_Exercise task_
Starting at the first line of the listing below, repeat each line up to and including the one containing "5.2, 2.1, 0.8]". Leave out pictures.

_Raw data_
○ ○ ○ ○

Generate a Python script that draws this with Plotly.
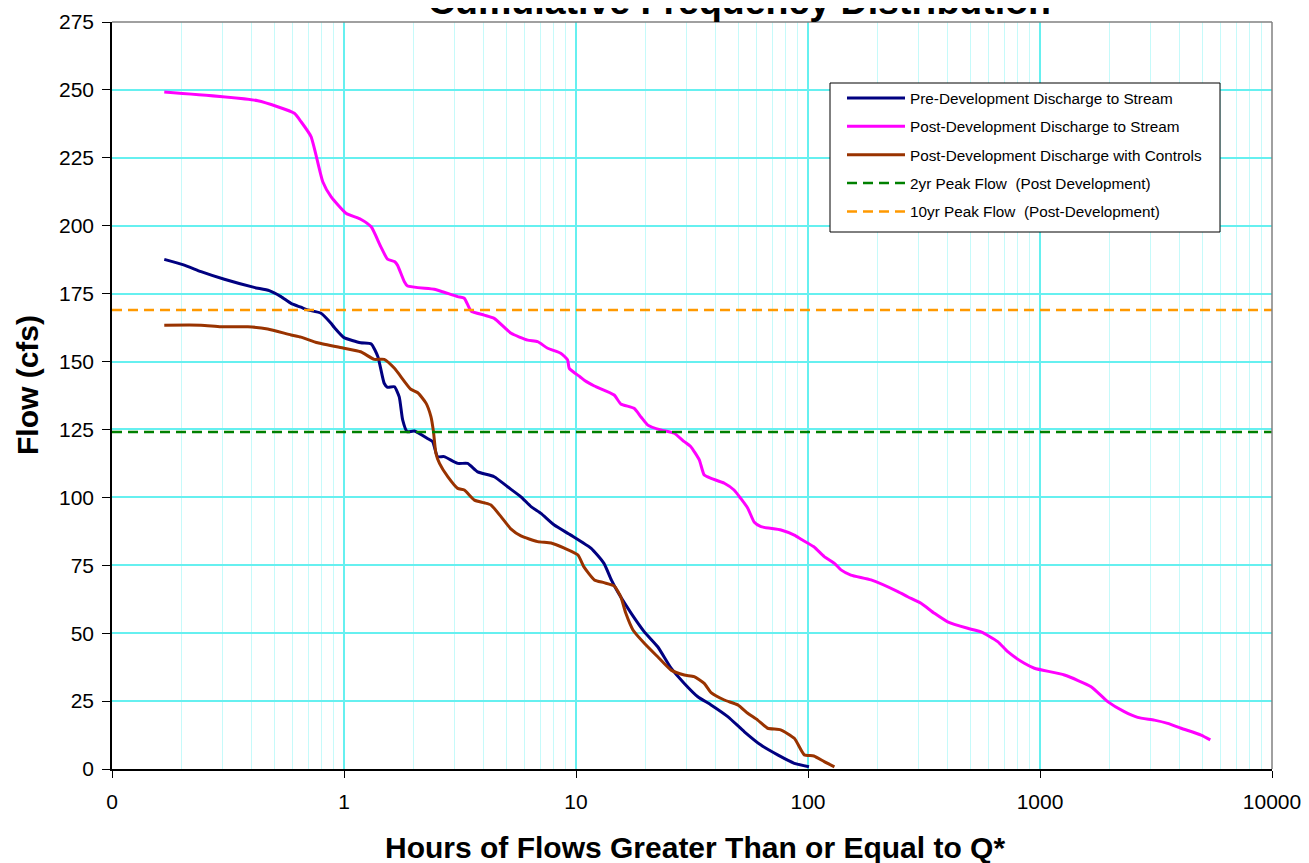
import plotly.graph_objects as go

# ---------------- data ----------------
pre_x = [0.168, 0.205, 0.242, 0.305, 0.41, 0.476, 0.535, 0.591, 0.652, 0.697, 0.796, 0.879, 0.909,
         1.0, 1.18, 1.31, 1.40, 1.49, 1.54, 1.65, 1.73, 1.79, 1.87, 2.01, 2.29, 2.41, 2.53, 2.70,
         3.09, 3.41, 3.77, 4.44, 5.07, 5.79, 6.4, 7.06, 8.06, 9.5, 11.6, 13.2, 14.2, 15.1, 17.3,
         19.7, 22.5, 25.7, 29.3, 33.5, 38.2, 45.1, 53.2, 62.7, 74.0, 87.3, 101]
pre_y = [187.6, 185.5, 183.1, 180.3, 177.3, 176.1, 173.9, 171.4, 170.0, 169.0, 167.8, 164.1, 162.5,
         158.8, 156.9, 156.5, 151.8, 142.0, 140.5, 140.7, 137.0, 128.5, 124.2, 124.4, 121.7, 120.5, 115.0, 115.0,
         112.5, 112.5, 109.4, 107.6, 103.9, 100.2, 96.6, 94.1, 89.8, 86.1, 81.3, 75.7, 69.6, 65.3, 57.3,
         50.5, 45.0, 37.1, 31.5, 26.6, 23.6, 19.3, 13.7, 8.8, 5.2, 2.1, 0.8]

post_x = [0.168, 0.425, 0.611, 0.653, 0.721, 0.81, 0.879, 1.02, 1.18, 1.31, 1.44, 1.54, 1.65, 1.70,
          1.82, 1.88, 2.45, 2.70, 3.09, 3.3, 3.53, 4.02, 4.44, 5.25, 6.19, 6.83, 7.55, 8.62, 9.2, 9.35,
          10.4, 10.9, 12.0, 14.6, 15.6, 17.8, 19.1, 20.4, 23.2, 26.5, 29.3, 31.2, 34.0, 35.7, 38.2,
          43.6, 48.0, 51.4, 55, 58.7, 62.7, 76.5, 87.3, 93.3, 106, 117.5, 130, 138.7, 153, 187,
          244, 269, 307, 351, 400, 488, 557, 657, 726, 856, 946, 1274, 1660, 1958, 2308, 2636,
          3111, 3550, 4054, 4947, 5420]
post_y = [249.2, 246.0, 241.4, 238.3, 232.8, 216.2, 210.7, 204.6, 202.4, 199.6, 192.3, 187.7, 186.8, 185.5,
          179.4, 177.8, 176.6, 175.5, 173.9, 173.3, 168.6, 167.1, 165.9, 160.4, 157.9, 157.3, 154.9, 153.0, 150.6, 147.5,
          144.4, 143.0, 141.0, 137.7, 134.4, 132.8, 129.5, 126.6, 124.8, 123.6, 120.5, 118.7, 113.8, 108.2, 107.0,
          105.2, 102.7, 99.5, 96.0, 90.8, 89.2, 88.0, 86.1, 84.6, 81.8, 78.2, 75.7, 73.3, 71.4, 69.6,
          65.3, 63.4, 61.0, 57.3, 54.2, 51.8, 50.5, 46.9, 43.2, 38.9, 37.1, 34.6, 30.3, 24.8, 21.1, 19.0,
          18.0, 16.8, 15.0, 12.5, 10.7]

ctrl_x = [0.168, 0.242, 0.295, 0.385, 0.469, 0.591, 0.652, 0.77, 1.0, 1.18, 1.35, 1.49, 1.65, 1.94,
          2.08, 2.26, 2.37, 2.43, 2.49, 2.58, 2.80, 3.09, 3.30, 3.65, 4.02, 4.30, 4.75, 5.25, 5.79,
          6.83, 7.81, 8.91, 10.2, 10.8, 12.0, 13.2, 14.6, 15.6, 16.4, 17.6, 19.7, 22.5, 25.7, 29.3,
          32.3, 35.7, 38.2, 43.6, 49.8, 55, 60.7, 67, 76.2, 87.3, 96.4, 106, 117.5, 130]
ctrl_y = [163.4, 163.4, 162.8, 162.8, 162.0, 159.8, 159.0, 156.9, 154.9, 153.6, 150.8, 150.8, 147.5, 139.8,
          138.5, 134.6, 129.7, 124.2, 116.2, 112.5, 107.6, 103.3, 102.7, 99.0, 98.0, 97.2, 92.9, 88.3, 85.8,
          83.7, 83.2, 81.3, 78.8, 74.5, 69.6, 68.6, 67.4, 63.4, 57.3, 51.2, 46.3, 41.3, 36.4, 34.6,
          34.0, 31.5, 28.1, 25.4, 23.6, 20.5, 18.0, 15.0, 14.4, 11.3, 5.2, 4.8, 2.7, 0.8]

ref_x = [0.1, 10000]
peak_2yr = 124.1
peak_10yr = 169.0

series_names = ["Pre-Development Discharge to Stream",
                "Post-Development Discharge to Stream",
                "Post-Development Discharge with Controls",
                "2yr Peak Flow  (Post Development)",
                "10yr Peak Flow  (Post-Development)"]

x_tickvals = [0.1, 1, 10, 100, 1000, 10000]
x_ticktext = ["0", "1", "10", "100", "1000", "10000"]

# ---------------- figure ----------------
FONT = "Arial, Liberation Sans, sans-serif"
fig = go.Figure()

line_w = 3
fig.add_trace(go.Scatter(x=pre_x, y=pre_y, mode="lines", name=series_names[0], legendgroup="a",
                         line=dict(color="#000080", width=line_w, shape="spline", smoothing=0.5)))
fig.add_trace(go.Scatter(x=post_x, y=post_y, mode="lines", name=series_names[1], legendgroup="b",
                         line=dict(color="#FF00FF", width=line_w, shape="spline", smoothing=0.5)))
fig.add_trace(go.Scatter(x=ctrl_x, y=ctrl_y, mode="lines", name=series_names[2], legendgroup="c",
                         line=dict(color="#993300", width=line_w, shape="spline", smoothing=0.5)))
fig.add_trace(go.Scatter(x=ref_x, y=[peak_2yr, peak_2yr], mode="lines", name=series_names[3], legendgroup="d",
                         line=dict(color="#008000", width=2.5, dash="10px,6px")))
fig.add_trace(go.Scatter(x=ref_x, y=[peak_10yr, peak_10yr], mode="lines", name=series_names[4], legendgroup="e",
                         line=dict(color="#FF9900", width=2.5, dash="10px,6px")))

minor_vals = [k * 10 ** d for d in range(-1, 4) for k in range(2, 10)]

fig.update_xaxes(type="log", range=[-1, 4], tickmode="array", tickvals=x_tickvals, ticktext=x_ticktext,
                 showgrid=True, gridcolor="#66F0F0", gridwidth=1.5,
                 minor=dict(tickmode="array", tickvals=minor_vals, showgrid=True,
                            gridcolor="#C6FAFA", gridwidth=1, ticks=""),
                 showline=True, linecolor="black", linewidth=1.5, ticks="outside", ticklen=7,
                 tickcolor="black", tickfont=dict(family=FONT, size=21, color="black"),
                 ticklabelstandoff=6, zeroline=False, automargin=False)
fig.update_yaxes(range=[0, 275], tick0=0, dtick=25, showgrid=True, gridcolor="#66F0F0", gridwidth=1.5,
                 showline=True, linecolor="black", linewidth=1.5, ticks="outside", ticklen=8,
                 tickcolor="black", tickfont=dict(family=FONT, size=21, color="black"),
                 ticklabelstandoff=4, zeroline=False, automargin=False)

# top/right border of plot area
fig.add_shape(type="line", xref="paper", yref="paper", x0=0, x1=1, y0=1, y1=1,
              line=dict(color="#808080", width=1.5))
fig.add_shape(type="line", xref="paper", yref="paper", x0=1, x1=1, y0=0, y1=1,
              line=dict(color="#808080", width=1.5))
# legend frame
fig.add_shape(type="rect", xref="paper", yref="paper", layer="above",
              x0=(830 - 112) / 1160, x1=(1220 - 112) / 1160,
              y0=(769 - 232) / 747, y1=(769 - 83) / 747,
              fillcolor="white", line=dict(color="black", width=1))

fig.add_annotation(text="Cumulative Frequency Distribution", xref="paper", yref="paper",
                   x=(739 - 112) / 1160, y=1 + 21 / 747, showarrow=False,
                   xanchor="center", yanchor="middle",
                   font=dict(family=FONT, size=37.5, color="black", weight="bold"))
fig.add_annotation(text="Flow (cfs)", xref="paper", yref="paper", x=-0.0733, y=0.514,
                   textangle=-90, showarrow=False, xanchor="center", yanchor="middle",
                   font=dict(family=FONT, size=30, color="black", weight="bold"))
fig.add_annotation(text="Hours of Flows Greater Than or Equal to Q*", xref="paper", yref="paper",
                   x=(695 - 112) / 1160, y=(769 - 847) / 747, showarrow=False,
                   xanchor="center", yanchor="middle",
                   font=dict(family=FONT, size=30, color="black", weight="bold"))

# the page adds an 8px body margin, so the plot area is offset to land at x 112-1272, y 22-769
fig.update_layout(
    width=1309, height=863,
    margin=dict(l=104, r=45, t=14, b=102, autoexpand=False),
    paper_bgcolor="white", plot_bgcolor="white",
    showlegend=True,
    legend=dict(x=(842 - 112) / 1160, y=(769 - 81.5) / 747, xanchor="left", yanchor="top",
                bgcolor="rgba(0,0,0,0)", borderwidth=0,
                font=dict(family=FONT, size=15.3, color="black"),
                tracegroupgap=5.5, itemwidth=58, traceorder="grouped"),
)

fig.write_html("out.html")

○ ○ ○ ○

_Exercise response_
Generate a Python script that draws this with Plotly.
import plotly.graph_objects as go

# ---------------- data ----------------
pre_x = [0.168, 0.205, 0.242, 0.305, 0.41, 0.476, 0.535, 0.591, 0.652, 0.697, 0.796, 0.879, 0.909,
         1.0, 1.18, 1.31, 1.40, 1.49, 1.54, 1.65, 1.73, 1.79, 1.87, 2.01, 2.29, 2.41, 2.53, 2.70,
         3.09, 3.41, 3.77, 4.44, 5.07, 5.79, 6.4, 7.06, 8.06, 9.5, 11.6, 13.2, 14.2, 15.1, 17.3,
         19.7, 22.5, 25.7, 29.3, 33.5, 38.2, 45.1, 53.2, 62.7, 74.0, 87.3, 101]
pre_y = [187.6, 185.5, 183.1, 180.3, 177.3, 176.1, 173.9, 171.4, 170.0, 169.0, 167.8, 164.1, 162.5,
         158.8, 156.9, 156.5, 151.8, 142.0, 140.5, 140.7, 137.0, 128.5, 124.2, 124.4, 121.7, 120.5, 115.0, 115.0,
         112.5, 112.5, 109.4, 107.6, 103.9, 100.2, 96.6, 94.1, 89.8, 86.1, 81.3, 75.7, 69.6, 65.3, 57.3,
         50.5, 45.0, 37.1, 31.5, 26.6, 23.6, 19.3, 13.7, 8.8, 5.2, 2.1, 0.8]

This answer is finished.